Let’s consider, for example, that it is market failure that drives multiple lending. Why else would clients borrow from two different providers? Two explanations emerge: the first is over-indebtedness. Borrowers who are experiencing difficulties servicing one loan, might borrow elsewhere to stay afloat. 
Equally, however, it could be be a rational response as they patch together financial solutions to meet their varied and unpredictable needs for lump sums. Where individual MFIs are over-cautious and limit risk by lending less than clients require, or where the market isn’t offering the right type of lump sums (which could be delivered through savings or insurance), in Cambodia, overstretched borrowers may default to taking more credit as new demands for cash arise, for example, following a health emergency.
The experience of one organisation, AMK, chronicled in our recent book, The Business of Doing Good, offers important insights. Since 2003, AMK has grown to become Cambodia’s market leader (in terms of client outreach), serving more than 360,000 clients in 80% of villages.
Of course, clients also bear responsibility for their decisions to take on debt. In the past, AMK sought to protect clients from bad decisions, and banned lending to Cambodians with outstanding loans from another source. Before Cambodia’s credit bureau was set up, AMK staff had relied on the honesty of borrowers (and their guarantors) to determine whether they had any other loans. When it opened, AMK found that around 20% of its clients were multiple borrowers.
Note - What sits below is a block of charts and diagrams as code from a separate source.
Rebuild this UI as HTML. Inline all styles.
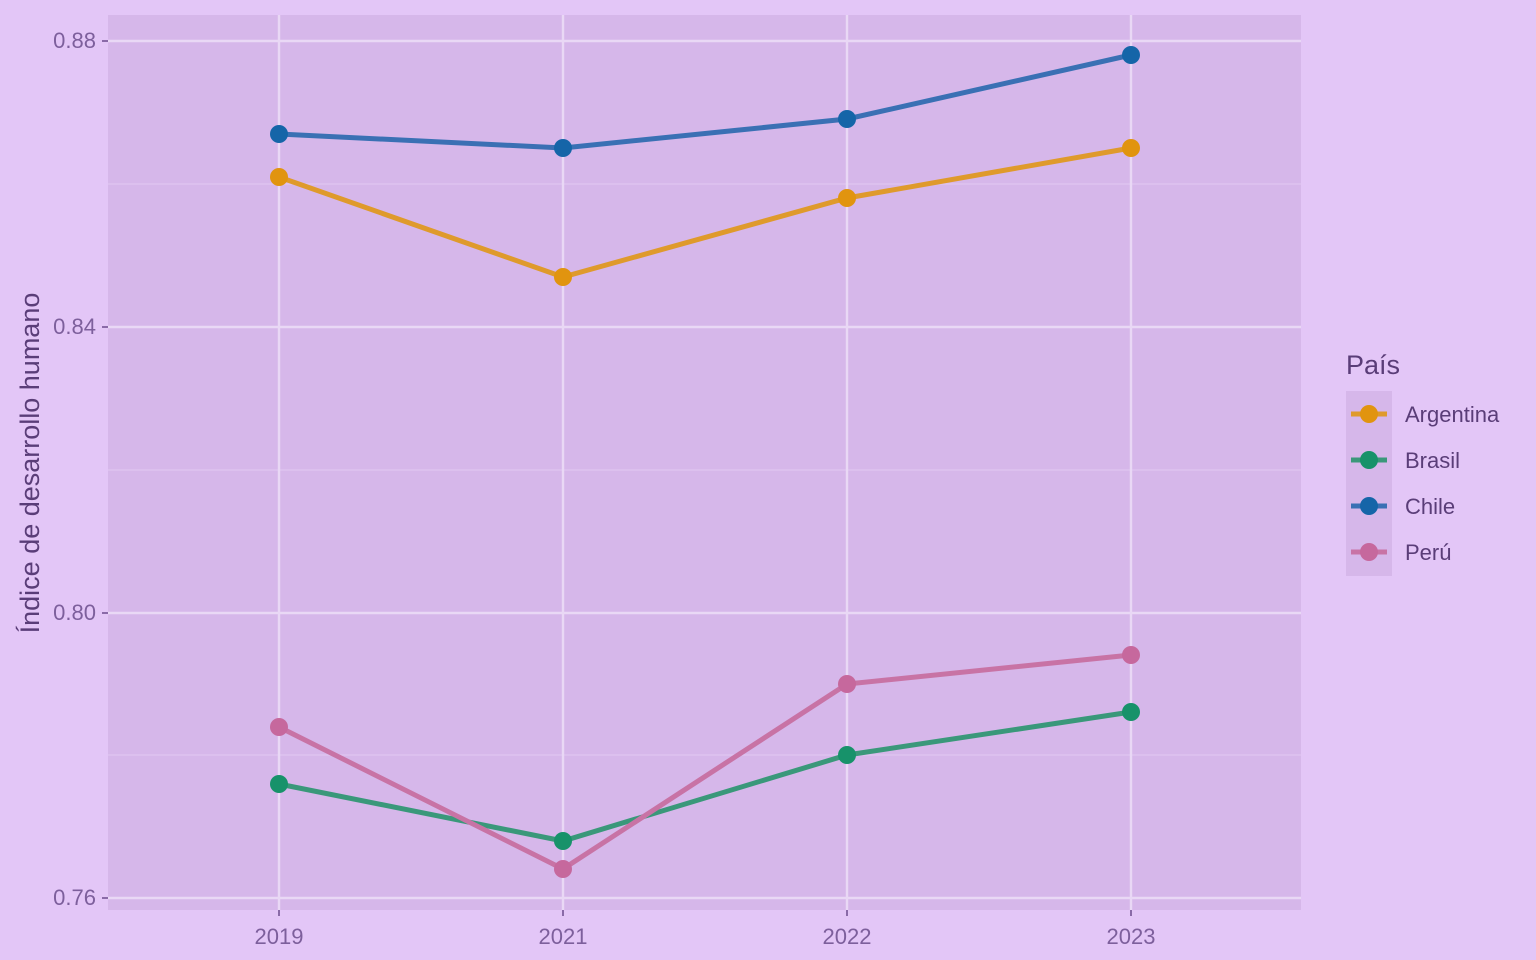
<!DOCTYPE html>
<html><head><meta charset="utf-8"><style>
html,body{margin:0;padding:0;background:#e3c6f7;}
svg{display:block;font-family:"Liberation Sans",sans-serif;}
</style></head><body>
<svg width="1536" height="960" viewBox="0 0 1536 960">
<rect width="1536" height="960" fill="#e3c6f7"/>
<rect x="108" y="15" width="1193" height="895" fill="#d6b7ea"/>
<g stroke="#dfc6f1" stroke-width="1.2">
<line x1="108" x2="1301" y1="184" y2="184"/><line x1="108" x2="1301" y1="470" y2="470"/><line x1="108" x2="1301" y1="755" y2="755"/>
</g>
<g stroke="#e9d8f5" stroke-width="2.4">
<line x1="108" x2="1301" y1="41" y2="41"/><line x1="108" x2="1301" y1="327" y2="327"/><line x1="108" x2="1301" y1="613" y2="613"/><line x1="108" x2="1301" y1="898" y2="898"/>
<line y1="15" y2="910" x1="279" x2="279"/><line y1="15" y2="910" x1="563" x2="563"/><line y1="15" y2="910" x1="847" x2="847"/><line y1="15" y2="910" x1="1131" x2="1131"/>
</g>
<g stroke="#8a6aa8" stroke-width="2">
<line x1="102" x2="108" y1="41" y2="41"/><line x1="102" x2="108" y1="327" y2="327"/><line x1="102" x2="108" y1="613" y2="613"/><line x1="102" x2="108" y1="898" y2="898"/>
<line y1="910" y2="916" x1="279" x2="279"/><line y1="910" y2="916" x1="563" x2="563"/><line y1="910" y2="916" x1="847" x2="847"/><line y1="910" y2="916" x1="1131" x2="1131"/>
</g>
<g fill="#7d5f9c" font-size="22" text-anchor="end">
<text x="96" y="48">0.88</text><text x="96" y="334">0.84</text><text x="96" y="620">0.80</text><text x="96" y="905">0.76</text>
</g>
<g fill="#7d5f9c" font-size="22" text-anchor="middle">
<text x="279" y="944">2019</text><text x="563" y="944">2021</text><text x="847" y="944">2022</text><text x="1131" y="944">2023</text>
</g>
<text transform="translate(39,463) rotate(-90)" fill="#5a3d78" font-size="27" text-anchor="middle">Índice de desarrollo humano</text>
<g fill="none" stroke-width="5">
<polyline stroke="#3a70b4" points="279,134 563,148 847,119 1131,55"/>
<polyline stroke="#df9a2c" points="279,177 563,277 847,198 1131,148"/>
<polyline stroke="#3a987a" points="279,784 563,841 847,755 1131,712"/>
<polyline stroke="#c873a5" points="279,727 563,869 847,684 1131,655"/>
</g>
<g fill="#1565a8"><circle cx="279" cy="134" r="9"/><circle cx="563" cy="148" r="9"/><circle cx="847" cy="119" r="9"/><circle cx="1131" cy="55" r="9"/></g>
<g fill="#e1940f"><circle cx="279" cy="177" r="9"/><circle cx="563" cy="277" r="9"/><circle cx="847" cy="198" r="9"/><circle cx="1131" cy="148" r="9"/></g>
<g fill="#17926a"><circle cx="279" cy="784" r="9"/><circle cx="563" cy="841" r="9"/><circle cx="847" cy="755" r="9"/><circle cx="1131" cy="712" r="9"/></g>
<g fill="#c6689d"><circle cx="279" cy="727" r="9"/><circle cx="563" cy="869" r="9"/><circle cx="847" cy="684" r="9"/><circle cx="1131" cy="655" r="9"/></g>
<text x="1346" y="374" fill="#5a3d78" font-size="27">País</text>
<rect x="1346" y="391" width="46" height="185" fill="#d6b7ea"/>
<g stroke-width="5">
<line x1="1351" x2="1387" y1="414" y2="414" stroke="#df9a2c"/><circle cx="1369" cy="414" r="9" fill="#e1940f"/>
<line x1="1351" x2="1387" y1="460" y2="460" stroke="#3a987a"/><circle cx="1369" cy="460" r="9" fill="#17926a"/>
<line x1="1351" x2="1387" y1="506" y2="506" stroke="#3a70b4"/><circle cx="1369" cy="506" r="9" fill="#1565a8"/>
<line x1="1351" x2="1387" y1="552" y2="552" stroke="#c873a5"/><circle cx="1369" cy="552" r="9" fill="#c6689d"/>
</g>
<g fill="#5a3d78" font-size="22">
<text x="1405" y="422">Argentina</text><text x="1405" y="468">Brasil</text><text x="1405" y="514">Chile</text><text x="1405" y="560">Perú</text>
</g>
</svg>
</body></html>
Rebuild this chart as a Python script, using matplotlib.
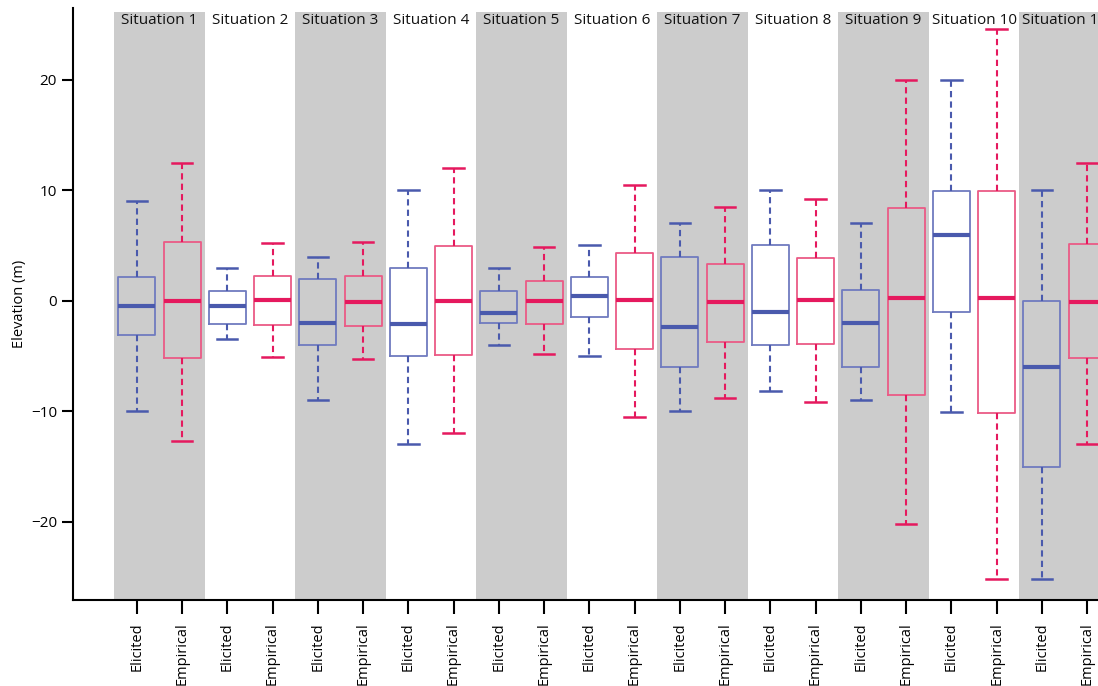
import numpy as np
import matplotlib
matplotlib.use("Agg")
import matplotlib.pyplot as plt

plt.rcParams['font.family'] = ['Open Sans', 'DejaVu Sans']

situations = [f"Situation {i}" for i in range(1, 12)]
groups = ["Elicited", "Empirical"]

# five-number summaries: low whisker, Q1, median, Q3, high whisker
elicited_low = [-10, -3.5, -9, -13, -4, -5, -10, -8.2, -9, -10.1, -25.2]
elicited_q1 = [-3.1, -2.1, -4.0, -5.0, -2.0, -1.5, -6.0, -4.0, -6.0, -1.0, -15.1]
elicited_med = [-0.5, -0.5, -2.0, -2.1, -1.1, 0.45, -2.4, -1.0, -2.0, 5.95, -6.0]
elicited_q3 = [2.1, 0.9, 2.0, 3.0, 0.88, 2.1, 4.0, 5.0, 1.0, 9.96, -0.05]
elicited_high = [9.0, 3.0, 4.0, 10.0, 3.0, 5.0, 7.0, 10.0, 7.0, 20.0, 10.0]

empirical_low = [-12.7, -5.1, -5.3, -12.0, -4.8, -10.5, -8.8, -9.2, -20.2, -25.2, -13.0]
empirical_q1 = [-5.2, -2.2, -2.3, -4.95, -2.1, -4.35, -3.7, -3.9, -8.5, -10.2, -5.2]
empirical_med = [0.0, 0.1, -0.15, 0.0, -0.05, 0.1, -0.1, 0.1, 0.25, 0.25, -0.15]
empirical_q3 = [5.3, 2.2, 2.2, 4.95, 1.8, 4.3, 3.35, 3.9, 8.35, 9.9, 5.1]
empirical_high = [12.5, 5.25, 5.3, 12.0, 4.9, 10.5, 8.5, 9.2, 20.0, 24.6, 12.5]

blue = "#4a5aad"
blue_edge = "#6f7bbf"
pink = "#e5195e"
pink_edge = "#eb5a86"
band_gray = "#cccccc"

fig = plt.figure(figsize=(10.98, 6.86), dpi=100)
ax = fig.add_axes([73 / 1098, 86 / 686, 1 - 73 / 1098, 592 / 686])

ymin, ymax = -27.1, 26.5
band_top = 26.1
ax.set_ylim(ymin, ymax)
ax.set_xlim(-1.41, 21.24)

# alternating gray bands behind odd situations
for i, name in enumerate(situations):
    if i % 2 == 0:
        ax.axvspan(2 * i - 0.5, 2 * i + 1.5, ymin=0,
                   ymax=(band_top - ymin) / (ymax - ymin),
                   color=band_gray, lw=0, zorder=0)
    ax.text(2 * i + 0.5, 25.4, name, ha="center", va="center",
            fontsize=11, color="#111111", zorder=3)


def draw(stats_cols, offset, col, edge):
    stats = []
    for lo, q1, med, q3, hi in zip(*stats_cols):
        stats.append(dict(whislo=lo, q1=q1, med=med, q3=q3, whishi=hi, fliers=[]))
    pos = [2 * i + offset for i in range(len(stats))]
    ax.bxp(stats, positions=pos, widths=0.82, capwidths=0.45, showfliers=False,
           boxprops=dict(color=edge, lw=1.3),
           medianprops=dict(color=col, lw=3, solid_capstyle="butt"),
           whiskerprops=dict(color=col, lw=1.5, linestyle=(0, (3, 2))),
           capprops=dict(color=col, lw=1.8),
           manage_ticks=False, zorder=2)


draw([elicited_low, elicited_q1, elicited_med, elicited_q3, elicited_high], 0, blue, blue_edge)
draw([empirical_low, empirical_q1, empirical_med, empirical_q3, empirical_high], 1, pink, pink_edge)

ax.set_xticks(np.arange(2 * len(situations)))
ax.set_xticklabels(groups * len(situations), rotation=90, fontsize=10.5)
ax.set_yticks([-20, -10, 0, 10, 20])
ax.tick_params(axis="y", labelsize=11, length=8, width=1.5)
ax.tick_params(axis="x", length=10, width=1.5, pad=6)
ax.set_ylabel("Elevation (m)", fontsize=10.5)
ax.yaxis.set_label_coords(-0.045, 0.5)

for s in ["top", "right"]:
    ax.spines[s].set_visible(False)
for s in ["left", "bottom"]:
    ax.spines[s].set_linewidth(1.5)

fig.savefig("out.png", dpi=100)
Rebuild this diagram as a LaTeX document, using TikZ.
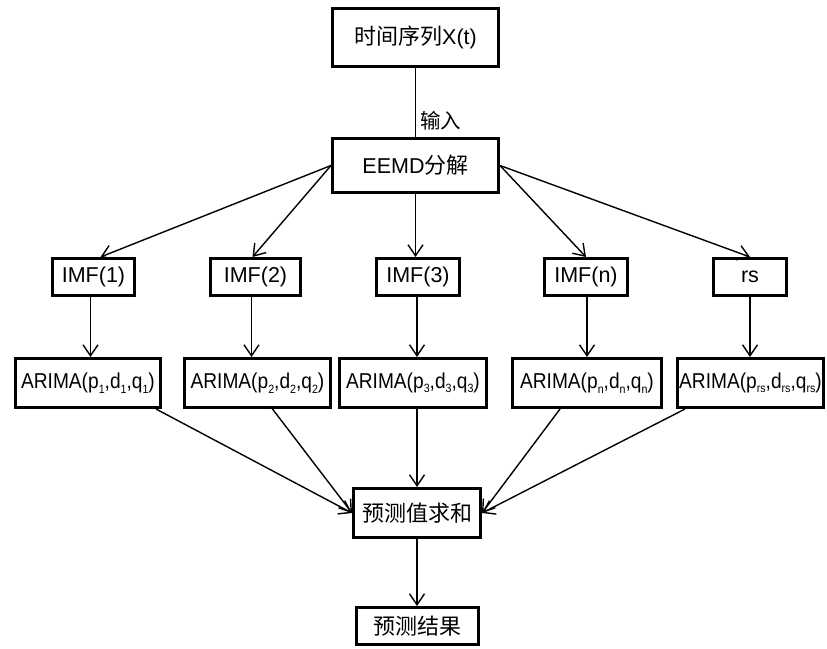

The new data allowed the “one client, one loan” policy to be enforced more effectively. But, with increasing competition and five or six institutions often lending in the same village, the number of loan applications rejected has risen – often from repeat clients. 
Now that they are familiar with credit, many Cambodians are more demanding. They are also able to pick and choose from lenders. How could AMK risk losing its clients or failure to grow in the name of avoiding over-indebtedness?
In response to this challenge, AMK has negotiated the difficult balance between institutional and clients’ needs. Instead of relaxing its multiple lending policy, management opted for “internal multiple lending” – reasoning that if a client needs more credit, it is much more preferable that they get it from AMK, with its strong commitment to client protection. This policy allows clients with a good track record to take an additional loan from AMK. Careful debt analysis enables AMK to distinguish between borrowers with a genuine need for additional capital, and those who may be struggling with existing debt.
Successful microfinance carefully balances its commercial and social motivations. Where concern arises around multiple lending and over-indebtedness, it is too simplistic to put it all down to profit-hungry MFIs recklessly lending to vulnerable clients who need regulatory protection. 
Microfinance should depend on three key variables: first, we need to know whether lenders are offering well-designed, well-managed, responsible products to the right clients. Secondly, in a buyer’s market, we need to respect clients’ right to make informed choices and support their capacity to do so. Finally, we need to recognise market imperfections and the risk of over-indebtedness, which is exacerbated by the ready availability of credit from multiple organisations. 
Regulation is important, but it should focus on ensuring that MFIs assess client capacity to repay and utilise credit bureau data on clients’ existing debt, rather than imposing arbitrary caps on the number of loans.